WAVING red-white-and-green placards, hundreds of patriotic supporters gather under a searing midday sun to welcome President Carlos Salinas de Gortari to Acapulco's Juan N. Alvarez International Airport. They are taxi drivers and government workers, housewives and street vendors, all chanting "PRI! PRI!"--the initials of the mighty Institutional Revolutionary Party that has ruled Mexico for more than six decades.
The president has declared this National Solidarity Week, and Acapulco is his next stop on a grueling 13-state tour to inaugurate public works projects. Today, he will lead a caravan of officials through neighborhoods of dirt streets and wooden shacks, waving to the poor who live in the shadow of glitzy tourist hotels. He will hand out land titles, launch neighborhood electricity and waterworks programs and open a dispensary that sells milk at a subsidized price.
"We are working so that there are not two Acapulcos--one for the tourists and another for those who work," Salinas will say to the cheers of residents. "We want the conditions to exist so that, thanks to the efforts of all, you can find a better horizon for yourselves and for your families."
But first, as the airport crowd awaits the president's arrival, a different kind of commotion breaks out. A PRI member is handing out white T-shirts emblazoned with the word Solidarity in red, and there aren't enough to go around. Two teen-age women have grabbed the same shirt, and neither will relent.
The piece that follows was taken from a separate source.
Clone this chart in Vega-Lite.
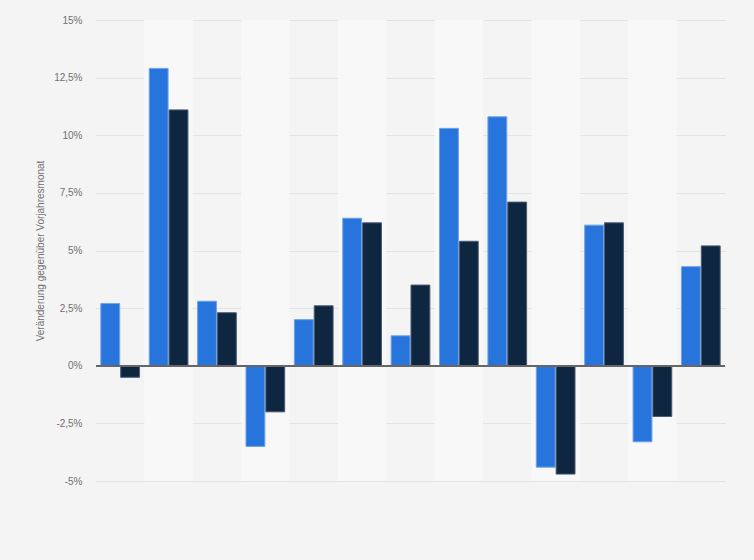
{
  "$schema": "https://vega.github.io/schema/vega-lite/v6.json",
  "width": 629,
  "height": 461,
  "autosize": {"type": "none"},
  "padding": {"left": 96, "top": 20, "right": 29, "bottom": 79},
  "background": "#f4f4f4",
  "config": {
    "view": {"stroke": null},
    "font": "Liberation Sans"
  },
  "datasets": {
    "bands": [
      {"monat": "01", "hell": false},
      {"monat": "02", "hell": true},
      {"monat": "03", "hell": false},
      {"monat": "04", "hell": true},
      {"monat": "05", "hell": false},
      {"monat": "06", "hell": true},
      {"monat": "07", "hell": false},
      {"monat": "08", "hell": true},
      {"monat": "09", "hell": false},
      {"monat": "10", "hell": true},
      {"monat": "11", "hell": false},
      {"monat": "12", "hell": true},
      {"monat": "13", "hell": false}
    ],
    "werte": [
      {"monat": "01", "reihe": "A", "wert": 2.7},
      {"monat": "01", "reihe": "B", "wert": -0.5},
      {"monat": "02", "reihe": "A", "wert": 12.9},
      {"monat": "02", "reihe": "B", "wert": 11.1},
      {"monat": "03", "reihe": "A", "wert": 2.8},
      {"monat": "03", "reihe": "B", "wert": 2.3},
      {"monat": "04", "reihe": "A", "wert": -3.5},
      {"monat": "04", "reihe": "B", "wert": -2.0},
      {"monat": "05", "reihe": "A", "wert": 2.0},
      {"monat": "05", "reihe": "B", "wert": 2.6},
      {"monat": "06", "reihe": "A", "wert": 6.4},
      {"monat": "06", "reihe": "B", "wert": 6.2},
      {"monat": "07", "reihe": "A", "wert": 1.3},
      {"monat": "07", "reihe": "B", "wert": 3.5},
      {"monat": "08", "reihe": "A", "wert": 10.3},
      {"monat": "08", "reihe": "B", "wert": 5.4},
      {"monat": "09", "reihe": "A", "wert": 10.8},
      {"monat": "09", "reihe": "B", "wert": 7.1},
      {"monat": "10", "reihe": "A", "wert": -4.4},
      {"monat": "10", "reihe": "B", "wert": -4.7},
      {"monat": "11", "reihe": "A", "wert": 6.1},
      {"monat": "11", "reihe": "B", "wert": 6.2},
      {"monat": "12", "reihe": "A", "wert": -3.3},
      {"monat": "12", "reihe": "B", "wert": -2.2},
      {"monat": "13", "reihe": "A", "wert": 4.3},
      {"monat": "13", "reihe": "B", "wert": 5.2}
    ]
  },
  "layer": [
    {
      "data": {"name": "bands"},
      "transform": [{"filter": "datum.hell"}],
      "mark": {"type": "bar", "color": "#f8f8f8"},
      "encoding": {
        "x": {
          "field": "monat",
          "type": "nominal",
          "scale": {"domain": ["01","02","03","04","05","06","07","08","09","10","11","12","13"], "paddingInner": 0, "paddingOuter": 0},
          "axis": null
        },
        "y": {"datum": 15, "type": "quantitative"},
        "y2": {"datum": -5}
      }
    },
    {
      "data": {"name": "werte"},
      "layer": [
        {
          "mark": {"type": "bar", "strokeWidth": 1},
          "encoding": {
            "x": {
              "field": "monat",
              "type": "nominal",
              "scale": {"paddingInner": 0.2, "paddingOuter": 0.1},
              "axis": null
            },
            "xOffset": {
              "field": "reihe",
              "type": "nominal",
              "scale": {"paddingInner": 0.05, "paddingOuter": 0}
            },
            "y": {
              "field": "wert",
              "type": "quantitative",
              "scale": {"domain": [-5, 15], "nice": false, "zero": false},
              "axis": {
                "values": [-5, -2.5, 0, 2.5, 5, 7.5, 10, 12.5, 15],
                "labelExpr": "replace(datum.value + '', '.', ',') + '%'",
                "title": "Veränderung gegenüber Vorjahresmonat",
                "titleFont": "Liberation Sans",
                "titleFontSize": 10,
                "titleFontWeight": "normal",
                "titleColor": "#707070",
                "titlePadding": 8,
                "labelFontSize": 10,
                "labelColor": "#707070",
                "labelPadding": 14,
                "domain": false,
                "ticks": false,
                "grid": true,
                "gridColor": "#d2d2d2",
                "gridDash": [1, 1],
                "gridWidth": 1
              }
            },
            "color": {
              "field": "reihe",
              "type": "nominal",
              "scale": {"domain": ["A", "B"], "range": ["#2775dc", "#0f2640"]},
              "legend": null
            },
            "stroke": {
              "field": "reihe",
              "type": "nominal",
              "scale": {"domain": ["A", "B"], "range": ["#6ea2ea", "#4b5b70"]},
              "legend": null
            }
          }
        },
        {
          "mark": {"type": "rule", "color": "#666666", "strokeWidth": 1.5},
          "encoding": {"y": {"datum": 0, "type": "quantitative"}}
        }
      ]
    }
  ],
  "resolve": {"scale": {"x": "independent"}}
}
"I got it! It's mine!" shouts one.
"No, it's mine!" barks the other.
A coin toss finally resolves their dispute. But the loser, 18-year-old Florentina Chino, is more than glum. This, it turns out, is only the latest in a string of disappointments. Two months earlier, Chino's family was one of 45 evicted from their houses and promised other shelter; so far, they have received nothing and are living with relatives. More recently, the government forced her and other street vendors off the beaches and sidewalks near the hotels.
No home, no work and, now, no T-shirt--and not much love for the president either. You know, she says, getting worked up in the summer heat, Salinas didn't even win the presidential election in 1988; the vote was a fraud. As far as she is concerned, Salinas is just as bad as the presidents before him.
So why is she here, carrying a banner to greet him? She looks surprised by the question.
"Because he's the president," Chino says. "Who else can help us?"
Mexicans have long regarded their presidents with such ambivalence--blind faith tempered with dark misgivings. They lived through an oil boom in the late 1970s and early 1980s that brought a huge foreign debt rather than prosperity. They discovered that President Jose Lopez Portillo's administration plundered the treasury before leaving office in 1982. Then, President Miguel de la Madrid's six-year austerity program ate painfully away at half their salaries.
Now the 42-year-old Salinas, a career technocrat from a politically well-connected family, stands at the apex of Latin America's oldest political pyramid. He, too, has his critics. Not only has he been accused of stealing the election, but he also has been called a democrat in name only, out of step at a time when one-party states are crumbling around the world. He is the architect of a neo-liberal economic program that he believes will propel Mexico out of a prolonged crisis and into the 21st Century. But his opponents charge that he is doing little to end the poverty that afflicts half of Mexico's 81 million people.
Despite his many detractors, however, Salinas remains determined to carry out his ambitious program to dismantle the huge government that emerged from the 1910 Mexican Revolution. Thus, two years into his six-year term, El Senor Presidente still finds himself on the campaign trail, selling his presidential vision and seeking legitimacy and popular support.
BEFORE BECOMING President de la Madrid's hand-picked successor, Salinas spent years toiling as Treasury secretary and Planning and Budget secretary but never held public office. To campaign as he does now, he has had to overcome his natural reserve and button-down manner.
The slight, bald, Harvard-educated economist has demonstrated surprising political savvy on the stump. He has learned to raise his voice and his arms during political rallies. He even elicits an occasional embrace from the suspicious women in braids and aprons who come to hear him speak.
Salinas is unabashedly pro-American in a country where not long ago that was a political liability. He speaks fluent, lightly accented English and does so in public--something his predecessors never dared to do. He also has invited the United States to sign a free-trade agreement, which he will discuss with President Bush during their sixth meeting, scheduled to start tomorrow in Monterrey, Mexico.